Word for word, quote all of the material, omitting the pictures.

====================

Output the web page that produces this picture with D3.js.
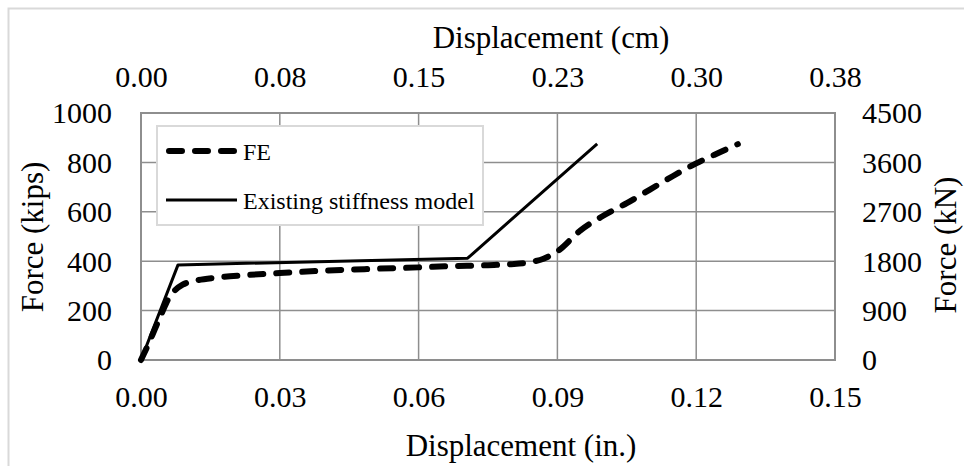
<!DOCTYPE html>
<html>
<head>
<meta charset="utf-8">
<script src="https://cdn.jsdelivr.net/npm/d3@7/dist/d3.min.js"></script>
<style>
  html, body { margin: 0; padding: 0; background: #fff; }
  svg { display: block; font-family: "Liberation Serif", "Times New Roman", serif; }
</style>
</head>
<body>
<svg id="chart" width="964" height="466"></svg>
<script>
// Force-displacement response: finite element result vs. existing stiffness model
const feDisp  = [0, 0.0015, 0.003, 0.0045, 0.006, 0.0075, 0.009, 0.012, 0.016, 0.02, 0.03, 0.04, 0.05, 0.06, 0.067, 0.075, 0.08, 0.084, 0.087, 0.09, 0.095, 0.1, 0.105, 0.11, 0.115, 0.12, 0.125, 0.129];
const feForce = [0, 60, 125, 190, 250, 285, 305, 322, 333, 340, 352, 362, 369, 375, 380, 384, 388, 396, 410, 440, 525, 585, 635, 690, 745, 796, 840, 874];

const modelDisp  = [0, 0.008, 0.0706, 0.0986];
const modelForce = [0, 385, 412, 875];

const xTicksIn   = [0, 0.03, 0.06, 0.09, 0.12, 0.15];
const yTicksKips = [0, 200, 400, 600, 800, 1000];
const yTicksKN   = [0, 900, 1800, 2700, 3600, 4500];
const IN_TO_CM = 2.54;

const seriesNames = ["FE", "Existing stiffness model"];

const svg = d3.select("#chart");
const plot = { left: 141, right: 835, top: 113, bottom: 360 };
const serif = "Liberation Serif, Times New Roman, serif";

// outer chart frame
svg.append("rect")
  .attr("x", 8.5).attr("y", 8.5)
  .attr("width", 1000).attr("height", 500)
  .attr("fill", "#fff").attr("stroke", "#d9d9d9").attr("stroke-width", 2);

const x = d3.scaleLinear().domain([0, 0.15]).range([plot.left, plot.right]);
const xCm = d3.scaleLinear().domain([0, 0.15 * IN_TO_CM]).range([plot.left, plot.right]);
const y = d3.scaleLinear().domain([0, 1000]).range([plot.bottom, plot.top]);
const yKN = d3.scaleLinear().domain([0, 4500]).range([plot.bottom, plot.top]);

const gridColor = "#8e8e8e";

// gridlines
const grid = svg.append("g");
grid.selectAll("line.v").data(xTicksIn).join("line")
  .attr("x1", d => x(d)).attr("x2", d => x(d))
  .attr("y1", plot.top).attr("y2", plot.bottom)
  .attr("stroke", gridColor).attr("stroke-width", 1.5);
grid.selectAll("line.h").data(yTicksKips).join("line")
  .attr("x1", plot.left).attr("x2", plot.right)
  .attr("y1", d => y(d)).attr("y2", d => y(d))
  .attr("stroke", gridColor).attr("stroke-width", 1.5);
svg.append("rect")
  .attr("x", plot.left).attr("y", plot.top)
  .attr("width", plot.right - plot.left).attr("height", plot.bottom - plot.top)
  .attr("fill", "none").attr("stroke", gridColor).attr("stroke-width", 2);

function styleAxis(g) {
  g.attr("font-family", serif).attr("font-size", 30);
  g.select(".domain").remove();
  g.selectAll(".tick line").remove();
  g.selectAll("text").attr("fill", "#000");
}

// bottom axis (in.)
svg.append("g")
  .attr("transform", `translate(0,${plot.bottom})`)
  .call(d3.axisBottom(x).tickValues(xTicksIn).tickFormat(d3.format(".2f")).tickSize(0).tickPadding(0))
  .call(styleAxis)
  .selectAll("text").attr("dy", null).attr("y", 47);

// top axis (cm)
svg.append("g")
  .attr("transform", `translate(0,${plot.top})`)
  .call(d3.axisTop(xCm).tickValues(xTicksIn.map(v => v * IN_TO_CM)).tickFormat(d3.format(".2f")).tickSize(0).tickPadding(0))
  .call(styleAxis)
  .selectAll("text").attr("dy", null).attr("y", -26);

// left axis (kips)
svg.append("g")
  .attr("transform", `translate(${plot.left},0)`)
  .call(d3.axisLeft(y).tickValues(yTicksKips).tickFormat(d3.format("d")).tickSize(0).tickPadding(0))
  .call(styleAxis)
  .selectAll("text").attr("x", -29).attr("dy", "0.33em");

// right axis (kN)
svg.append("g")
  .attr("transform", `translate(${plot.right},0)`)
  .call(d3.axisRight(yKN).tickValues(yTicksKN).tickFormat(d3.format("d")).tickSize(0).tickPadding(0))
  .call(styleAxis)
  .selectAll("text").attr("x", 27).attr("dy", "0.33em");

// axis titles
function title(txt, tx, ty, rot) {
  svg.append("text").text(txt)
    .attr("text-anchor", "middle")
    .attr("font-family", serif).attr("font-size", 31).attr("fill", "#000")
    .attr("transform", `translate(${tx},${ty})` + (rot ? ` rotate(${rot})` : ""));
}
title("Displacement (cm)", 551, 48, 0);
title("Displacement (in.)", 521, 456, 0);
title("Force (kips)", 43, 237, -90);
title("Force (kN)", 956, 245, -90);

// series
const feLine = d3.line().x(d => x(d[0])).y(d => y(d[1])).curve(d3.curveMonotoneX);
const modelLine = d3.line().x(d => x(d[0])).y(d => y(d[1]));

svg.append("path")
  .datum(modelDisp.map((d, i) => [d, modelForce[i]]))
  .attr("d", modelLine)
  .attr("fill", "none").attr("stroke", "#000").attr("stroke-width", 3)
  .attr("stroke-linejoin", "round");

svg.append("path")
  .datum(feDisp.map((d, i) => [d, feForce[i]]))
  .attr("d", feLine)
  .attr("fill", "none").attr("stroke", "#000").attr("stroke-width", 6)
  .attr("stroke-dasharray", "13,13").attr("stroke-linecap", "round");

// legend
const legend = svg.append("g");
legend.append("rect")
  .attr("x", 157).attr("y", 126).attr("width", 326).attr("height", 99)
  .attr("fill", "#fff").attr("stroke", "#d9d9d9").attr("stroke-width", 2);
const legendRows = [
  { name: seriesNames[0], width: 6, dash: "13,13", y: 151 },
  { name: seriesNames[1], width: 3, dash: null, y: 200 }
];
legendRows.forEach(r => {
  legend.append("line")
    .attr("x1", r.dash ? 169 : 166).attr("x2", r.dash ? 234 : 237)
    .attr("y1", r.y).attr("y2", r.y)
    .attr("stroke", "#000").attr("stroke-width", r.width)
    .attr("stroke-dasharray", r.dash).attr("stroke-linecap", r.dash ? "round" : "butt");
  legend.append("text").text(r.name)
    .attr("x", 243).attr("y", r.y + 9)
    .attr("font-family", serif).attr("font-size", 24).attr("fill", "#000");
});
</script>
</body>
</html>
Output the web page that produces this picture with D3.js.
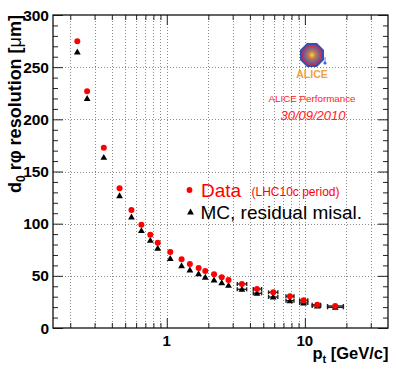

====================

Answer to this task:
Output the web page that produces this picture with D3.js.
<!DOCTYPE html>
<html>
<head>
<meta charset="utf-8">
<script src="https://cdn.jsdelivr.net/npm/d3@7/dist/d3.min.js"></script>
<style>
  html, body { margin: 0; padding: 0; background: #fff; }
  svg { display: block; font-family: "Liberation Serif", "Times New Roman", serif; }
</style>
</head>
<body>
<svg id="chart" width="964" height="466"></svg>
<script>
// Force-displacement response: finite element result vs. existing stiffness model
const feDisp  = [0, 0.0015, 0.003, 0.0045, 0.006, 0.0075, 0.009, 0.012, 0.016, 0.02, 0.03, 0.04, 0.05, 0.06, 0.067, 0.075, 0.08, 0.084, 0.087, 0.09, 0.095, 0.1, 0.105, 0.11, 0.115, 0.12, 0.125, 0.129];
const feForce = [0, 60, 125, 190, 250, 285, 305, 322, 333, 340, 352, 362, 369, 375, 380, 384, 388, 396, 410, 440, 525, 585, 635, 690, 745, 796, 840, 874];

const modelDisp  = [0, 0.008, 0.0706, 0.0986];
const modelForce = [0, 385, 412, 875];

const xTicksIn   = [0, 0.03, 0.06, 0.09, 0.12, 0.15];
const yTicksKips = [0, 200, 400, 600, 800, 1000];
const yTicksKN   = [0, 900, 1800, 2700, 3600, 4500];
const IN_TO_CM = 2.54;

const seriesNames = ["FE", "Existing stiffness model"];

const svg = d3.select("#chart");
const plot = { left: 141, right: 835, top: 113, bottom: 360 };
const serif = "Liberation Serif, Times New Roman, serif";

// outer chart frame
svg.append("rect")
  .attr("x", 8.5).attr("y", 8.5)
  .attr("width", 1000).attr("height", 500)
  .attr("fill", "#fff").attr("stroke", "#d9d9d9").attr("stroke-width", 2);

const x = d3.scaleLinear().domain([0, 0.15]).range([plot.left, plot.right]);
const xCm = d3.scaleLinear().domain([0, 0.15 * IN_TO_CM]).range([plot.left, plot.right]);
const y = d3.scaleLinear().domain([0, 1000]).range([plot.bottom, plot.top]);
const yKN = d3.scaleLinear().domain([0, 4500]).range([plot.bottom, plot.top]);

const gridColor = "#8e8e8e";

// gridlines
const grid = svg.append("g");
grid.selectAll("line.v").data(xTicksIn).join("line")
  .attr("x1", d => x(d)).attr("x2", d => x(d))
  .attr("y1", plot.top).attr("y2", plot.bottom)
  .attr("stroke", gridColor).attr("stroke-width", 1.5);
grid.selectAll("line.h").data(yTicksKips).join("line")
  .attr("x1", plot.left).attr("x2", plot.right)
  .attr("y1", d => y(d)).attr("y2", d => y(d))
  .attr("stroke", gridColor).attr("stroke-width", 1.5);
svg.append("rect")
  .attr("x", plot.left).attr("y", plot.top)
  .attr("width", plot.right - plot.left).attr("height", plot.bottom - plot.top)
  .attr("fill", "none").attr("stroke", gridColor).attr("stroke-width", 2);

function styleAxis(g) {
  g.attr("font-family", serif).attr("font-size", 30);
  g.select(".domain").remove();
  g.selectAll(".tick line").remove();
  g.selectAll("text").attr("fill", "#000");
}

// bottom axis (in.)
svg.append("g")
  .attr("transform", `translate(0,${plot.bottom})`)
  .call(d3.axisBottom(x).tickValues(xTicksIn).tickFormat(d3.format(".2f")).tickSize(0).tickPadding(0))
  .call(styleAxis)
  .selectAll("text").attr("dy", null).attr("y", 47);

// top axis (cm)
svg.append("g")
  .attr("transform", `translate(0,${plot.top})`)
  .call(d3.axisTop(xCm).tickValues(xTicksIn.map(v => v * IN_TO_CM)).tickFormat(d3.format(".2f")).tickSize(0).tickPadding(0))
  .call(styleAxis)
  .selectAll("text").attr("dy", null).attr("y", -26);

// left axis (kips)
svg.append("g")
  .attr("transform", `translate(${plot.left},0)`)
  .call(d3.axisLeft(y).tickValues(yTicksKips).tickFormat(d3.format("d")).tickSize(0).tickPadding(0))
  .call(styleAxis)
  .selectAll("text").attr("x", -29).attr("dy", "0.33em");

// right axis (kN)
svg.append("g")
  .attr("transform", `translate(${plot.right},0)`)
  .call(d3.axisRight(yKN).tickValues(yTicksKN).tickFormat(d3.format("d")).tickSize(0).tickPadding(0))
  .call(styleAxis)
  .selectAll("text").attr("x", 27).attr("dy", "0.33em");

// axis titles
function title(txt, tx, ty, rot) {
  svg.append("text").text(txt)
    .attr("text-anchor", "middle")
    .attr("font-family", serif).attr("font-size", 31).attr("fill", "#000")
    .attr("transform", `translate(${tx},${ty})` + (rot ? ` rotate(${rot})` : ""));
}
title("Displacement (cm)", 551, 48, 0);
title("Displacement (in.)", 521, 456, 0);
title("Force (kips)", 43, 237, -90);
title("Force (kN)", 956, 245, -90);

// series
const feLine = d3.line().x(d => x(d[0])).y(d => y(d[1])).curve(d3.curveMonotoneX);
const modelLine = d3.line().x(d => x(d[0])).y(d => y(d[1]));

svg.append("path")
  .datum(modelDisp.map((d, i) => [d, modelForce[i]]))
  .attr("d", modelLine)
  .attr("fill", "none").attr("stroke", "#000").attr("stroke-width", 3)
  .attr("stroke-linejoin", "round");

svg.append("path")
  .datum(feDisp.map((d, i) => [d, feForce[i]]))
  .attr("d", feLine)
  .attr("fill", "none").attr("stroke", "#000").attr("stroke-width", 6)
  .attr("stroke-dasharray", "13,13").attr("stroke-linecap", "round");

// legend
const legend = svg.append("g");
legend.append("rect")
  .attr("x", 157).attr("y", 126).attr("width", 326).attr("height", 99)
  .attr("fill", "#fff").attr("stroke", "#d9d9d9").attr("stroke-width", 2);
const legendRows = [
  { name: seriesNames[0], width: 6, dash: "13,13", y: 151 },
  { name: seriesNames[1], width: 3, dash: null, y: 200 }
];
legendRows.forEach(r => {
  legend.append("line")
    .attr("x1", r.dash ? 169 : 166).attr("x2", r.dash ? 234 : 237)
    .attr("y1", r.y).attr("y2", r.y)
    .attr("stroke", "#000").attr("stroke-width", r.width)
    .attr("stroke-dasharray", r.dash).attr("stroke-linecap", r.dash ? "round" : "butt");
  legend.append("text").text(r.name)
    .attr("x", 243).attr("y", r.y + 9)
    .attr("font-family", serif).attr("font-size", 24).attr("fill", "#000");
});
</script>
</body>
</html>
Output the web page that produces this picture with D3.js.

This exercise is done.